• [WHAT TO DO]: Select and copy out every line in the records containing "matplotlib".

### GIVEN RECORDS ###

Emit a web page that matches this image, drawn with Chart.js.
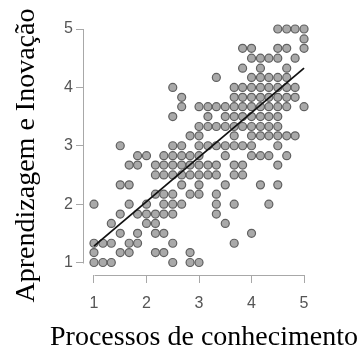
<!DOCTYPE html>
<html>
<head>
<meta charset="utf-8">
<script src="https://cdn.jsdelivr.net/npm/chart.js@4"></script>
<style>
  body { margin: 0; background: #fff; }
  #wrap { width: 364px; height: 349px; }
</style>
</head>
<body>
<div id="wrap"><canvas id="chart"></canvas></div>
<script>
// points grouped by row: one y value, several x values
const rowY = [5, 4.83, 4.67, 4.5, 4.33, 4.17, 4, 3.83, 3.67, 3.5, 3.33, 3.17, 3,
              2.83, 2.67, 2.5, 2.33, 2.17, 2, 1.83, 1.67, 1.5, 1.33, 1.17, 1]
const rowX = [
    [4.5, 4.67, 4.83, 5],
    [5],
    [3.83, 4, 4.5, 4.67, 5],
    [4, 4.17, 4.33, 4.5, 4.83],
    [3.83, 4.17, 4.67],
    [3.33, 4, 4.17, 4.33, 4.5, 4.67],
    [2.5, 3.67, 3.83, 4, 4.17, 4.33, 4.5, 4.67, 4.83],
    [2.67, 3.67, 3.83, 4, 4.17, 4.33, 4.5, 4.67, 4.83],
    [2.67, 3, 3.17, 3.33, 3.5, 3.67, 3.83, 4, 4.17, 4.33, 4.5, 4.67, 5],
    [2.5, 3.17, 3.5, 3.67, 3.83, 4, 4.17, 4.33, 4.5],
    [3, 3.17, 3.33, 3.5, 3.67, 3.83, 4, 4.17, 4.33, 4.5],
    [2.83, 3, 3.67, 4, 4.17, 4.33, 4.5, 4.67, 4.83],
    [1.5, 2.5, 2.67, 3, 3.17, 3.33, 3.5, 3.67, 3.83, 4, 4.5],
    [1.83, 2, 2.33, 2.5, 2.67, 2.83, 3, 3.5, 4, 4.17, 4.33, 4.67],
    [1.67, 1.83, 2.17, 2.33, 2.5, 2.67, 2.83, 3, 3.17, 3.33, 3.67, 3.83, 4.5],
    [2.17, 2.33, 2.5, 2.67, 2.83, 3, 3.17, 3.33, 3.67, 3.83],
    [1.5, 1.67, 2.67, 3, 3.5, 4.17, 4.5],
    [2.17, 2.33, 2.5, 2.83, 3, 3.33],
    [1, 1.67, 2, 2.33, 2.5, 2.67, 3.33, 3.67, 4.33],
    [1.5, 1.83, 2, 2.17, 2.33, 2.5, 3.33],
    [1.33, 2, 2.17, 3.5],
    [1.5, 1.83, 2.17, 2.33, 4],
    [1, 1.17, 1.33, 1.67, 1.83, 2.5, 3.67],
    [1, 1.5, 1.67, 2.17, 2.33, 2.83],
    [1, 1.17, 1.33, 2.5, 2.83, 3]
]

// fitted line, start and end
const fitX = [1, 5]
const fitY = [1.28, 4.33]

const xTicks = [1, 2, 3, 4, 5]
const yTicks = [1, 2, 3, 4, 5]
const xTitle = 'Processos de conhecimento'
const yTitle = 'Aprendizagem e Inovação'

const axisColor = '#a8a8a8'
const titleFont = '28px "Liberation Serif"'

const points = rowY.flatMap((y, i) => rowX[i].map(x => ({x, y})))
const fitLine = fitX.map((x, i) => ({x, y: fitY[i]}))

// R style axes: line only from first to last tick, titles wider than the plot
const axisDecor = {
    id: 'axisDecor',
    afterDraw(chart) {
        const {ctx, chartArea, scales: {x, y}} = chart
        ctx.save()
        ctx.strokeStyle = axisColor
        ctx.lineWidth = 1
        ctx.beginPath()
        ctx.moveTo(Math.round(x.getPixelForValue(xTicks[0])) + 0.5, chartArea.bottom + 0.5)
        ctx.lineTo(Math.round(x.getPixelForValue(xTicks[xTicks.length - 1])) + 0.5, chartArea.bottom + 0.5)
        ctx.moveTo(chartArea.left - 0.5, Math.round(y.getPixelForValue(yTicks[0])) + 0.5)
        ctx.lineTo(chartArea.left - 0.5, Math.round(y.getPixelForValue(yTicks[yTicks.length - 1])) + 0.5)
        ctx.stroke()

        ctx.fillStyle = '#000'
        ctx.font = titleFont
        ctx.textAlign = 'center'
        ctx.textBaseline = 'alphabetic'
        ctx.fillText(xTitle, (chartArea.left + chartArea.right) / 2, chart.height - 4)

        ctx.translate(27, (chartArea.top + chartArea.bottom) / 2 + 6)
        ctx.rotate(-Math.PI / 2)
        ctx.textBaseline = 'middle'
        ctx.fillText(yTitle, 0, 0)
        ctx.restore()
    }
}

const tickFont = {family: 'Liberation Sans', size: 16}

new Chart(document.getElementById('chart'), {
    type: 'scatter',
    data: {
        datasets: [
            {
                data: fitLine,
                showLine: true,
                borderColor: '#111',
                borderWidth: 1.8,
                pointRadius: 0
            },
            {
                data: points,
                pointRadius: 4,
                borderWidth: 1.2,
                backgroundColor: '#a9a9a9',
                borderColor: '#606060'
            }
        ]
    },
    options: {
        responsive: true,
        maintainAspectRatio: false,
        animation: false,
        layout: {padding: {top: 24, right: 40, left: 0, bottom: 0}},
        plugins: {
            legend: {display: false},
            tooltip: {enabled: false}
        },
        scales: {
            x: {
                min: 0.81,
                max: 5.38,
                afterFit: s => { s.height = 74 },
                afterBuildTicks: s => { s.ticks = xTicks.map(v => ({value: v})) },
                border: {display: false},
                grid: {drawOnChartArea: false, drawTicks: true, tickLength: 8, color: axisColor},
                ticks: {font: tickFont, color: '#555', padding: 11, maxRotation: 0}
            },
            y: {
                min: 0.786,
                max: 5.086,
                afterFit: s => { s.width = 84 },
                afterBuildTicks: s => { s.ticks = yTicks.map(v => ({value: v})) },
                border: {display: false},
                grid: {drawOnChartArea: false, drawTicks: true, tickLength: 8, color: axisColor},
                ticks: {font: tickFont, color: '#555', padding: 3}
            }
        }
    },
    plugins: [axisDecor]
})
</script>
</body>
</html>
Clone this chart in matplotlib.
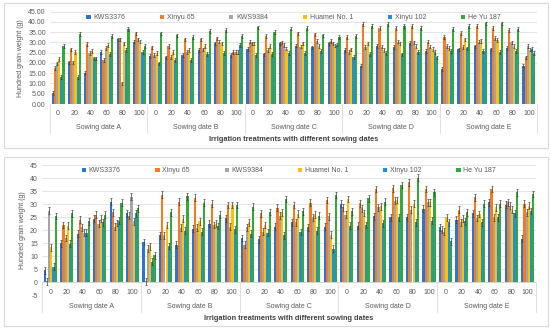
import matplotlib
matplotlib.use("Agg")
import matplotlib.pyplot as plt
import numpy as np
from matplotlib.patches import Rectangle
from matplotlib.transforms import blended_transform_factory

plt.rcParams["font.family"] = ["Liberation Sans", "DejaVu Sans"]

series = ["KWS3376", "Xinyu 65", "KWS9384", "Huamei No. 1", "Xinyu 102", "He Yu 187"]
colors = ["#2E73D2", "#F47B20", "#A5A5A5", "#FFC000", "#1E90E0", "#34A83A"]
sowing = ["Sowing date A", "Sowing date B", "Sowing date C", "Sowing date D", "Sowing date E"]
irrigation = ["0", "20", "40", "60", "80", "100"]

# upper chart, order A0..A100, B0..., E100
top_kws3376 = [5.5, 20.3, 15.3, 25.5, 31.5, 30.4, 23.5, 22.7, 23.9, 26.3, 29.5, 23.9,
               26.8, 24.2, 29.5, 28.5, 27.6, 29.5, 26.3, 18.7, 28.4, 27.9, 29.9, 26.0,
               17.0, 26.6, 28.1, 26.6, 27.4, 18.7]
top_xinyu65 = [17.4, 26.6, 29.2, 21.4, 31.5, 34.4, 27.6, 28.2, 31.5, 31.5, 32.0, 25.5,
               30.4, 33.1, 30.0, 34.4, 33.9, 30.7, 32.8, 39.0, 36.9, 36.9, 38.1, 30.4,
               32.5, 34.7, 38.0, 36.9, 36.0, 22.7]
top_kws9384 = [19.8, 20.3, 24.7, 27.4, 10.0, 31.5, 23.9, 23.0, 25.5, 26.6, 30.4, 25.5,
               29.5, 26.3, 28.7, 28.0, 30.8, 29.5, 25.5, 27.9, 28.0, 30.4, 30.0, 28.0,
               28.4, 27.9, 30.4, 32.3, 30.0, 28.4]
top_huamei = [21.8, 25.2, 26.0, 28.7, 29.5, 30.4, 25.0, 25.5, 26.3, 28.2, 29.5, 25.5,
              29.5, 28.2, 27.0, 29.5, 28.2, 28.5, 26.6, 29.5, 26.3, 29.5, 28.2, 26.8,
              27.4, 31.5, 30.8, 31.2, 28.4, 26.5]
top_xinyu102 = [13.3, 13.0, 22.2, 24.4, 26.3, 25.5, 19.8, 21.4, 21.4, 24.4, 25.0, 28.7,
                23.9, 24.4, 25.0, 25.0, 26.0, 29.0, 23.0, 24.4, 24.7, 24.2, 25.2, 25.5,
                25.8, 27.1, 26.0, 25.5, 26.0, 26.8]
top_heyu187 = [28.4, 34.1, 22.2, 33.3, 36.4, 28.4, 34.4, 33.4, 32.5, 35.5, 36.0, 33.3,
               37.3, 35.0, 36.8, 37.2, 33.4, 32.8, 33.1, 38.1, 39.0, 38.0, 36.9, 22.7,
               36.5, 38.1, 39.3, 39.3, 36.4, 24.7]

# lower chart
bot_kws3376 = [4.7, 15.0, 18.7, 24.4, 31.0, 26.5, 15.5, 18.0, 14.5, 20.6, 22.5, 24.6,
               17.0, 16.5, 21.4, 23.1, 21.2, 21.4, 30.1, 21.8, 25.3, 25.0, 25.0, 28.2,
               21.2, 24.0, 26.5, 30.7, 29.8, 16.7]
bot_xinyu65 = [0.5, 22.0, 24.1, 25.9, 26.9, 25.6, 0.5, 33.6, 31.0, 32.4, 30.1, 29.7,
               14.5, 26.5, 28.7, 29.7, 30.5, 31.6, 28.8, 30.3, 35.8, 36.0, 38.3, 35.8,
               20.2, 27.8, 32.6, 35.8, 30.7, 30.1]
bot_kws9384 = [27.5, 17.0, 21.2, 22.5, 21.4, 32.9, 12.9, 18.0, 21.0, 21.0, 22.0, 21.4,
               21.2, 19.5, 25.6, 23.1, 25.0, 25.4, 25.9, 28.4, 28.8, 31.3, 27.8, 30.7,
               19.5, 23.1, 24.7, 25.0, 29.4, 26.9]
bot_huamei = [13.5, 21.8, 19.0, 24.4, 22.8, 23.4, 13.8, 22.0, 24.4, 23.5, 22.5, 29.7,
              23.1, 22.0, 26.9, 26.3, 25.9, 18.3, 32.0, 26.6, 29.2, 31.6, 30.1, 30.7,
              25.0, 24.4, 26.2, 28.8, 27.8, 29.4]
bot_xinyu102 = [6.0, 14.8, 19.0, 23.1, 23.7, 26.5, 7.9, 14.0, 19.9, 19.5, 21.6, 20.3,
                18.7, 19.0, 18.0, 19.3, 19.9, 12.9, 21.8, 22.0, 22.7, 25.0, 23.1, 23.7,
                23.1, 23.5, 23.1, 25.0, 26.5, 27.4]
bot_heyu187 = [25.5, 26.5, 23.4, 26.0, 30.5, 28.4, 10.4, 26.9, 33.0, 30.6, 25.9, 29.7,
               29.0, 27.0, 32.0, 27.2, 25.6, 33.5, 27.3, 32.2, 31.0, 37.3, 40.2, 34.5,
               15.8, 26.9, 30.1, 30.1, 34.5, 33.9]

top_err = 0.9
bot_err = 1.3

top_data = [top_kws3376, top_xinyu65, top_kws9384, top_huamei, top_xinyu102, top_heyu187]
bot_data = [bot_kws3376, bot_xinyu65, bot_kws9384, bot_huamei, bot_xinyu102, bot_heyu187]

fig = plt.figure(figsize=(5.5, 3.29), dpi=100)

# panel frames
for y0, h in [(1 - 148/329., 145/329.), (1 - 326/329., 169/329.)]:
    fig.patches.append(Rectangle((0.007, y0), 0.99, h, transform=fig.transFigure,
                                 fill=False, edgecolor="#D9D9D9", lw=0.8))

ax1 = fig.add_axes([50/550., 1 - 104/329., 487/550., 92.3/329.])
ax2 = fig.add_axes([42/550., 1 - 295.5/329., 494/550., 130.5/329.])

ncat = len(sowing) * len(irrigation)
x = np.arange(ncat)
bw = 0.8 / len(series)
tc = "#595959"


def draw(ax, data, err, ymin, ymax, fmt, num_y, grp_y, sep_y, lab_y, sep_from, leg_y):
    for i, vals in enumerate(data):
        pos = x - 0.4 + bw * (i + 0.5)
        ax.bar(pos, vals, width=bw, color=colors[i], label=series[i], zorder=2)
        ax.errorbar(pos, vals, yerr=err, fmt="none", ecolor="#404040",
                    elinewidth=0.5, capsize=1.0, capthick=0.5, zorder=3)
    ax.set_xlim(-0.5, ncat - 0.5)
    ax.set_ylim(ymin, ymax)
    ticks = np.arange(ymin, ymax + 0.1, 5)
    ax.set_yticks(ticks)
    ax.set_yticklabels([fmt % t for t in ticks], fontsize=5, color=tc)
    ax.tick_params(axis="y", length=0, pad=3)
    ax.set_xticks([])
    ax.grid(axis="y", color="#D9D9D9", lw=0.5, zorder=0)
    for s in ax.spines.values():
        s.set_visible(False)
    ax.axhline(0, color="#BFBFBF", lw=0.6, zorder=1)
    tr = blended_transform_factory(ax.transData, ax.transAxes)
    for j in range(ncat):
        ax.text(j, num_y, irrigation[j % 6], transform=tr, fontsize=5, color=tc,
                ha="center", va="center", clip_on=False)
    for g in range(len(sowing)):
        ax.text(g * 6 + 2.5, grp_y, sowing[g], transform=tr, fontsize=5, color=tc,
                ha="center", va="center", clip_on=False)
    for g in range(len(sowing) + 1):
        ax.plot([g * 6 - 0.5] * 2, [sep_from, sep_y], transform=tr, color="#D9D9D9",
                lw=0.6, clip_on=False)
    ax.text(0.5, lab_y, "Irrigation treatments with different sowing dates",
            transform=ax.transAxes, fontsize=5.3, fontweight="bold", color="#404040",
            ha="center", va="center")
    ax.set_ylabel("Hundred grain weight (g)", fontsize=5, color=tc, labelpad=3)
    ax.legend(loc="upper center", bbox_to_anchor=(0.5, leg_y), ncol=6, frameon=False,
              fontsize=5, handlelength=0.6, handleheight=0.6, handletextpad=0.4,
              columnspacing=5.0, labelcolor=tc)


draw(ax1, top_data, top_err, 0, 45, "%.2f", -0.098, -0.26, -0.314, -0.39, 0.0, 1.04)
# lower chart: category numbers sit just above the -5 grid line
draw(ax2, bot_data, bot_err, -5, 45, "%d", 0.02, -0.086, -0.126, -0.18, 0.1, 1.03)

fig.savefig("out.png", dpi=100)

###

• [WRITTEN ANSWER]:
Clone this chart in matplotlib.
import matplotlib
matplotlib.use("Agg")
import matplotlib.pyplot as plt
from matplotlib.patches import Rectangle
from matplotlib.transforms import blended_transform_factory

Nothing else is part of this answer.